Exercise requirements –
Starting with the first line below, extract each line through the one that contains "const kin_a09_inf = 0.092;", inclusive, excluding pictures.

===== Source excerpt

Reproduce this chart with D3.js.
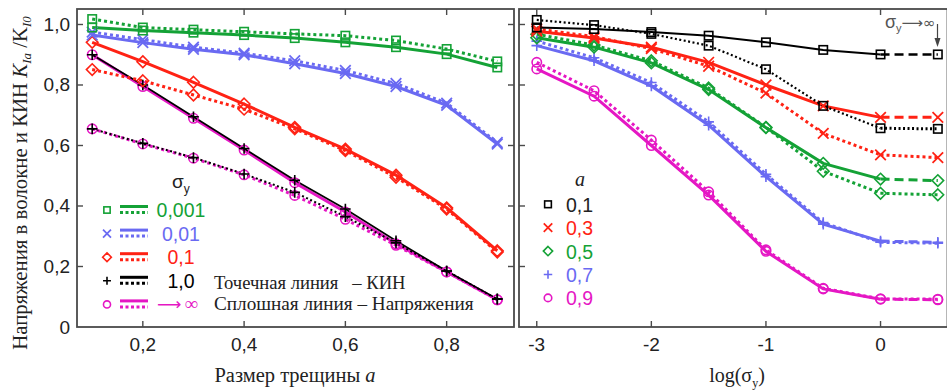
<!DOCTYPE html>
<html><head><meta charset="utf-8">
<script src="https://cdn.jsdelivr.net/npm/d3@7"></script>
<style>body{margin:0;background:#fff}</style>
</head><body>
<svg id="c" width="947" height="391"></svg>
<script>
// ---------- data ----------
const crackSizes = [0.1,0.2,0.3,0.4,0.5,0.6,0.7,0.8,0.9];
const sigmaLabels = ["0,001","0,01","0,1","1,0","∞"];
// left panel: stress (solid) and SIF/KIN (dotted) per sigma_y
const stress_s0001 = [0.99,0.98,0.973,0.965,0.955,0.941,0.925,0.902,0.858];
const kin_s0001    = [1.018,0.99,0.983,0.976,0.969,0.963,0.947,0.919,0.878];
const stress_s001  = [0.965,0.94,0.918,0.9,0.87,0.838,0.795,0.733,0.605];
const kin_s001     = [0.975,0.95,0.925,0.905,0.88,0.848,0.805,0.74,0.61];
const stress_s01   = [0.941,0.877,0.809,0.737,0.66,0.588,0.502,0.394,0.252];
const kin_s01      = [0.851,0.814,0.767,0.72,0.655,0.583,0.495,0.39,0.248];
const stress_s1    = [0.9,0.8,0.695,0.59,0.485,0.39,0.285,0.185,0.093];
const kin_s1       = [0.655,0.607,0.56,0.506,0.445,0.365,0.278,0.185,0.092];
const stress_sInf  = [0.9,0.795,0.69,0.585,0.477,0.38,0.275,0.182,0.09];
const kin_sInf     = [0.655,0.605,0.558,0.503,0.435,0.356,0.27,0.182,0.09];

// right panel: x = log(sigma_y); last point (plotted at 0.5) is sigma_y -> infinity
const logSigma = [-3,-2.5,-2,-1.5,-1,-0.5,0];
const infPosition = 0.5;
const aLabels = ["0,1","0,3","0,5","0,7","0,9"];
const stress_a01 = [0.99,0.985,0.975,0.963,0.941,0.916,0.901];
const stress_a01_inf = 0.901;
const kin_a01 = [1.015,0.998,0.969,0.93,0.852,0.731,0.657];
const kin_a01_inf = 0.655;
const stress_a03 = [0.978,0.955,0.925,0.875,0.80,0.731,0.693];
const stress_a03_inf = 0.693;
const kin_a03 = [0.985,0.96,0.92,0.862,0.773,0.64,0.569];
const kin_a03_inf = 0.56;
const stress_a05 = [0.956,0.925,0.873,0.785,0.659,0.541,0.489];
const stress_a05_inf = 0.484;
const kin_a05 = [0.968,0.932,0.88,0.79,0.66,0.515,0.442];
const kin_a05_inf = 0.437;
const stress_a07 = [0.93,0.88,0.797,0.667,0.497,0.34,0.284];
const stress_a07_inf = 0.28;
const kin_a07 = [0.945,0.89,0.808,0.678,0.505,0.345,0.28];
const kin_a07_inf = 0.277;
const stress_a09 = [0.853,0.763,0.6,0.436,0.25,0.126,0.092];
const stress_a09_inf = 0.09;
const kin_a09 = [0.875,0.781,0.618,0.447,0.255,0.128,0.093];
const kin_a09_inf = 0.092;

const yTicks = [0,0.2,0.4,0.6,0.8,1.0];
const yTickLabels = ["0","0,2","0,4","0,6","0,8","1,0"];
const xTicksLeft = [0.2,0.4,0.6,0.8];
const xTickLabelsLeft = ["0,2","0,4","0,6","0,8"];
const xTicksRight = [-3,-2,-1,0];
const xTickLabelsRight = ["-3","-2","-1","0"];

// ---------- styles ----------
const C = {green:"#14a236", blue:"#6a6af2", red:"#ff2214", black:"#000000", magenta:"#e517c4"};
const frameColor = "#4a4a4a";
const sans = "'Liberation Sans', Arial, sans-serif";
const serif = "'Liberation Serif', 'Times New Roman', serif";
const tickFs = 19;

const svg = d3.select("#c");
const T = 9, B = 327;
const y = d3.scaleLinear().domain([0,1.0512]).range([B,T]);
const xL = d3.scaleLinear().domain([0.07,0.933]).range([77,514]);
const xR = d3.scaleLinear().domain([-3.155,0.58]).range([519,947]);

// ---------- markers ----------
function marker(g, type, cx, cy, color, s){
  s = s || 1;
  const sw = 1.6;
  if(type==="square"){
    g.append("rect").attr("x",cx-4.2*s).attr("y",cy-4.2*s).attr("width",8.4*s).attr("height",8.4*s)
      .attr("fill","none").attr("stroke",color).attr("stroke-width",sw);
  } else if(type==="x"){
    const r=5.3*s;
    g.append("path").attr("d",`M${cx-r},${cy-r}L${cx+r},${cy+r}M${cx-r},${cy+r}L${cx+r},${cy-r}`)
      .attr("stroke",color).attr("stroke-width",sw*1.1).attr("fill","none");
  } else if(type==="diamond"){
    const r=5.8*s;
    g.append("path").attr("d",`M${cx},${cy-r}L${cx+r},${cy}L${cx},${cy+r}L${cx-r},${cy}Z`)
      .attr("stroke",color).attr("stroke-width",sw).attr("fill","none");
  } else if(type==="plus"){
    const r=5.3*s;
    g.append("path").attr("d",`M${cx-r},${cy}L${cx+r},${cy}M${cx},${cy-r}L${cx},${cy+r}`)
      .attr("stroke",color).attr("stroke-width",sw).attr("fill","none");
  } else if(type==="circle"){
    g.append("circle").attr("cx",cx).attr("cy",cy).attr("r",4.7*s)
      .attr("fill","none").attr("stroke",color).attr("stroke-width",sw);
  }
}

function lineStyle(path, color, kind, black){
  path.attr("fill","none").attr("stroke",color);
  if(kind==="solid"){ path.attr("stroke-width", black?1.6:3); }
  else if(kind==="dotted"){ path.attr("stroke-width", black?2:3).attr("stroke-dasharray", black?"2,2.5":"3,3"); }
  else if(kind==="dashed"){ path.attr("stroke-width", black?2.5:3).attr("stroke-dasharray","9,5"); }
  return path;
}

// ---------- frames ----------
function frame(x0,x1){
  svg.append("rect").attr("x",x0).attr("y",T).attr("width",x1-x0).attr("height",B-T)
    .attr("fill","none").attr("stroke",frameColor).attr("stroke-width",1.8);
}
frame(77,514);
frame(519,947.5);

const tl = 6;
const ticks = svg.append("g").attr("stroke",frameColor).attr("stroke-width",1.4);
yTicks.slice(1).forEach(v=>{
  ticks.append("line").attr("x1",77).attr("x2",77+tl).attr("y1",y(v)).attr("y2",y(v));
  ticks.append("line").attr("x1",514).attr("x2",514-tl).attr("y1",y(v)).attr("y2",y(v));
  ticks.append("line").attr("x1",519).attr("x2",519+tl).attr("y1",y(v)).attr("y2",y(v));
});
xTicksLeft.forEach(v=>{
  ticks.append("line").attr("x1",xL(v)).attr("x2",xL(v)).attr("y1",B).attr("y2",B-tl);
  ticks.append("line").attr("x1",xL(v)).attr("x2",xL(v)).attr("y1",T).attr("y2",T+tl);
});
xTicksRight.forEach(v=>{
  ticks.append("line").attr("x1",xR(v)).attr("x2",xR(v)).attr("y1",B).attr("y2",B-tl);
  ticks.append("line").attr("x1",xR(v)).attr("x2",xR(v)).attr("y1",T).attr("y2",T+tl);
});

// tick labels
yTicks.forEach((v,i)=>{
  svg.append("text").attr("x",70).attr("y",y(v)+6.5).attr("text-anchor","end")
    .attr("font-family",sans).attr("font-size",tickFs).attr("fill","#222").text(yTickLabels[i]);
});
xTicksLeft.forEach((v,i)=>{
  svg.append("text").attr("x",xL(v)).attr("y",351).attr("text-anchor","middle")
    .attr("font-family",sans).attr("font-size",tickFs).attr("fill","#222").text(xTickLabelsLeft[i]);
});
xTicksRight.forEach((v,i)=>{
  svg.append("text").attr("x",xR(v)).attr("y",351).attr("text-anchor","middle")
    .attr("font-family",sans).attr("font-size",tickFs).attr("fill","#222").text(xTickLabelsRight[i]);
});

// axis titles
svg.append("text").attr("x",295).attr("y",382).attr("text-anchor","middle")
  .attr("font-family",serif).attr("font-size",20.5).attr("fill","#222")
  .html('Размер трещины <tspan font-style="italic">a</tspan>');
const lx = svg.append("text").attr("x",737).attr("y",382).attr("text-anchor","middle")
  .attr("font-family",serif).attr("font-size",20).attr("fill","#222");
lx.append("tspan").text("log(σ");
lx.append("tspan").attr("font-size",12).attr("dy",5).text("y");
lx.append("tspan").attr("dy",-5).text(")");

const yt = svg.append("text").attr("transform","translate(27,183) rotate(-90)").attr("text-anchor","middle")
  .attr("font-family",serif).attr("font-size",20.8).attr("fill","#222");
yt.append("tspan").text("Напряжения в волокне и КИН  ");
yt.append("tspan").attr("font-style","italic").text("K");
yt.append("tspan").attr("font-style","italic").attr("font-size",13).attr("dy",4).text("Ia");
yt.append("tspan").attr("dy",-4).text(" /");
yt.append("tspan").text("K");
yt.append("tspan").attr("font-style","italic").attr("font-size",13).attr("dy",4).text("I0");

// ---------- left panel ----------
const left = svg.append("g");
const lineL = d3.line().x((d,i)=>xL(crackSizes[i])).y(d=>y(d));
const leftSeries = [
  {s:stress_sInf, k:kin_sInf, c:C.magenta, m:"circle"},
  {s:stress_s1, k:kin_s1, c:C.black, m:"plus", black:true},
  {s:stress_s01, k:kin_s01, c:C.red, m:"diamond"},
  {s:stress_s001, k:kin_s001, c:C.blue, m:"x"},
  {s:stress_s0001, k:kin_s0001, c:C.green, m:"square"}
];
leftSeries.forEach(ser=>{
  lineStyle(left.append("path").attr("d",lineL(ser.s)), ser.c, "solid", ser.black);
  lineStyle(left.append("path").attr("d",lineL(ser.k)), ser.c, "dotted", ser.black);
});
leftSeries.forEach(ser=>{
  ser.s.forEach((v,i)=>marker(left,ser.m,xL(crackSizes[i]),y(v),ser.c));
  ser.k.forEach((v,i)=>marker(left,ser.m,xL(crackSizes[i]),y(v),ser.c));
});

// left legend
const legL = svg.append("g");
const t1 = legL.append("text").attr("x",172).attr("y",188).attr("font-family",sans).attr("font-size",19).attr("fill","#222");
t1.append("tspan").text("σ");
t1.append("tspan").attr("font-size",12).attr("dy",5).text("y");
const legItems = [
  {c:C.green,m:"square",label:sigmaLabels[0]},
  {c:C.blue,m:"x",label:sigmaLabels[1]},
  {c:C.red,m:"diamond",label:sigmaLabels[2]},
  {c:C.black,m:"plus",label:sigmaLabels[3]},
  {c:C.magenta,m:"circle",label:sigmaLabels[4]}
];
legItems.forEach((d,i)=>{
  const cy = 210 + i*23.6;
  marker(legL,d.m,107,cy,d.c,0.75);
  lineStyle(legL.append("line").attr("x1",120).attr("x2",148).attr("y1",cy-3.5).attr("y2",cy-3.5), d.c, "solid").attr("stroke-width",3);
  lineStyle(legL.append("line").attr("x1",120).attr("x2",148).attr("y1",cy+2.5).attr("y2",cy+2.5), d.c, "dotted").attr("stroke-width",3).attr("stroke-dasharray","3,2.5");
  if(i<4){
    legL.append("text").attr("x",181).attr("y",cy+7).attr("text-anchor","middle")
      .attr("font-family",sans).attr("font-size",19.5).attr("fill",d.c).text(d.label);
  } else {
    const tt = legL.append("text").attr("x",157).attr("y",cy+6).attr("font-family",serif).attr("font-size",19).attr("fill",d.c);
    tt.append("tspan").attr("font-family","'DejaVu Sans'").attr("font-size",17).text("⟶");
    tt.append("tspan").attr("dx",3).text(d.label);
  }
});
svg.append("text").attr("x",214).attr("y",289).attr("font-family",serif).attr("font-size",18.6).attr("fill","#222")
  .attr("xml:space","preserve").text("Точечная линия   – КИН");
svg.append("text").attr("x",214).attr("y",310).attr("font-family",serif).attr("font-size",19.2).attr("fill","#222")
  .text("Сплошная линия – Напряжения");

// ---------- right panel ----------
const right = svg.append("g");
const lineR = d3.line().x((d,i)=>xR(logSigma[i])).y(d=>y(d));
const rightSeries = [
  {s:stress_a09,si:stress_a09_inf,k:kin_a09,ki:kin_a09_inf,c:C.magenta,m:"circle"},
  {s:stress_a07,si:stress_a07_inf,k:kin_a07,ki:kin_a07_inf,c:C.blue,m:"plus"},
  {s:stress_a05,si:stress_a05_inf,k:kin_a05,ki:kin_a05_inf,c:C.green,m:"diamond"},
  {s:stress_a03,si:stress_a03_inf,k:kin_a03,ki:kin_a03_inf,c:C.red,m:"x"},
  {s:stress_a01,si:stress_a01_inf,k:kin_a01,ki:kin_a01_inf,c:C.black,m:"square",black:true}
];
const last = logSigma.length-1;
rightSeries.forEach(ser=>{
  lineStyle(right.append("path").attr("d",lineR(ser.s)), ser.c, "solid", ser.black).attr("stroke-width", ser.black?2:3);
  lineStyle(right.append("path").attr("d",lineR(ser.k)), ser.c, "dotted", ser.black).attr("stroke-width", ser.black?2.2:3);
  lineStyle(right.append("line").attr("x1",xR(logSigma[last])).attr("y1",y(ser.s[last]))
    .attr("x2",xR(infPosition)).attr("y2",y(ser.si)), ser.c, "dashed", ser.black);
  lineStyle(right.append("line").attr("x1",xR(logSigma[last])).attr("y1",y(ser.k[last]))
    .attr("x2",xR(infPosition)).attr("y2",y(ser.ki)), ser.c, "dotted", ser.black).attr("stroke-width", 3);
});
rightSeries.forEach(ser=>{
  ser.s.forEach((v,i)=>marker(right,ser.m,xR(logSigma[i]),y(v),ser.c));
  ser.k.forEach((v,i)=>marker(right,ser.m,xR(logSigma[i]),y(v),ser.c));
  marker(right,ser.m,xR(infPosition),y(ser.si),ser.c);
  marker(right,ser.m,xR(infPosition),y(ser.ki),ser.c);
});

// right legend
const legR = svg.append("g");
legR.append("text").attr("x",575).attr("y",186).attr("font-family",serif).attr("font-style","italic")
  .attr("font-size",20).attr("fill","#222").text("a");
const legRItems = [
  {c:C.black,m:"square"},{c:C.red,m:"x"},{c:C.green,m:"diamond"},{c:C.blue,m:"plus"},{c:C.magenta,m:"circle"}
];
const legRText = ["#222",C.red,C.green,C.blue,C.magenta];
legRItems.forEach((d,i)=>{
  const cy = 204.3 + i*23.4;
  marker(legR,d.m,548,cy,d.c,0.8);
  legR.append("text").attr("x",566).attr("y",cy+7.5).attr("font-family",sans).attr("font-size",19.5)
    .attr("fill",legRText[i]).text(aLabels[i]);
});

// annotation sigma_y -> infinity
const an = svg.append("text").attr("x",885).attr("y",28).attr("font-family",sans).attr("font-size",18).attr("fill","#555");
an.append("tspan").text("σ");
an.append("tspan").attr("font-size",11).attr("dy",4).text("y");
an.append("tspan").attr("dy",-4).attr("font-family","'DejaVu Sans'").attr("font-size",15).text("⟶∞");
svg.append("line").attr("x1",937.5).attr("x2",937.5).attr("y1",24).attr("y2",44).attr("stroke","#444").attr("stroke-width",1.2);
svg.append("path").attr("d","M934.5,38L937.5,47L940.5,38Z").attr("fill","#444");
</script>
</body></html>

==========

Solution –
Reproduce this chart with D3.js.
<!DOCTYPE html>
<html><head><meta charset="utf-8">
<script src="https://cdn.jsdelivr.net/npm/d3@7"></script>
<style>body{margin:0;background:#fff}</style>
</head><body>
<svg id="c" width="947" height="391"></svg>
<script>
// ---------- data ----------
const crackSizes = [0.1,0.2,0.3,0.4,0.5,0.6,0.7,0.8,0.9];
const sigmaLabels = ["0,001","0,01","0,1","1,0","∞"];
// left panel: stress (solid) and SIF/KIN (dotted) per sigma_y
const stress_s0001 = [0.99,0.98,0.973,0.965,0.955,0.941,0.925,0.902,0.858];
const kin_s0001    = [1.018,0.99,0.983,0.976,0.969,0.963,0.947,0.919,0.878];
const stress_s001  = [0.965,0.94,0.918,0.9,0.87,0.838,0.795,0.733,0.605];
const kin_s001     = [0.975,0.95,0.925,0.905,0.88,0.848,0.805,0.74,0.61];
const stress_s01   = [0.941,0.877,0.809,0.737,0.66,0.588,0.502,0.394,0.252];
const kin_s01      = [0.851,0.814,0.767,0.72,0.655,0.583,0.495,0.39,0.248];
const stress_s1    = [0.9,0.8,0.695,0.59,0.485,0.39,0.285,0.185,0.093];
const kin_s1       = [0.655,0.607,0.56,0.506,0.445,0.365,0.278,0.185,0.092];
const stress_sInf  = [0.9,0.795,0.69,0.585,0.477,0.38,0.275,0.182,0.09];
const kin_sInf     = [0.655,0.605,0.558,0.503,0.435,0.356,0.27,0.182,0.09];

// right panel: x = log(sigma_y); last point (plotted at 0.5) is sigma_y -> infinity
const logSigma = [-3,-2.5,-2,-1.5,-1,-0.5,0];
const infPosition = 0.5;
const aLabels = ["0,1","0,3","0,5","0,7","0,9"];
const stress_a01 = [0.99,0.985,0.975,0.963,0.941,0.916,0.901];
const stress_a01_inf = 0.901;
const kin_a01 = [1.015,0.998,0.969,0.93,0.852,0.731,0.657];
const kin_a01_inf = 0.655;
const stress_a03 = [0.978,0.955,0.925,0.875,0.80,0.731,0.693];
const stress_a03_inf = 0.693;
const kin_a03 = [0.985,0.96,0.92,0.862,0.773,0.64,0.569];
const kin_a03_inf = 0.56;
const stress_a05 = [0.956,0.925,0.873,0.785,0.659,0.541,0.489];
const stress_a05_inf = 0.484;
const kin_a05 = [0.968,0.932,0.88,0.79,0.66,0.515,0.442];
const kin_a05_inf = 0.437;
const stress_a07 = [0.93,0.88,0.797,0.667,0.497,0.34,0.284];
const stress_a07_inf = 0.28;
const kin_a07 = [0.945,0.89,0.808,0.678,0.505,0.345,0.28];
const kin_a07_inf = 0.277;
const stress_a09 = [0.853,0.763,0.6,0.436,0.25,0.126,0.092];
const stress_a09_inf = 0.09;
const kin_a09 = [0.875,0.781,0.618,0.447,0.255,0.128,0.093];
const kin_a09_inf = 0.092;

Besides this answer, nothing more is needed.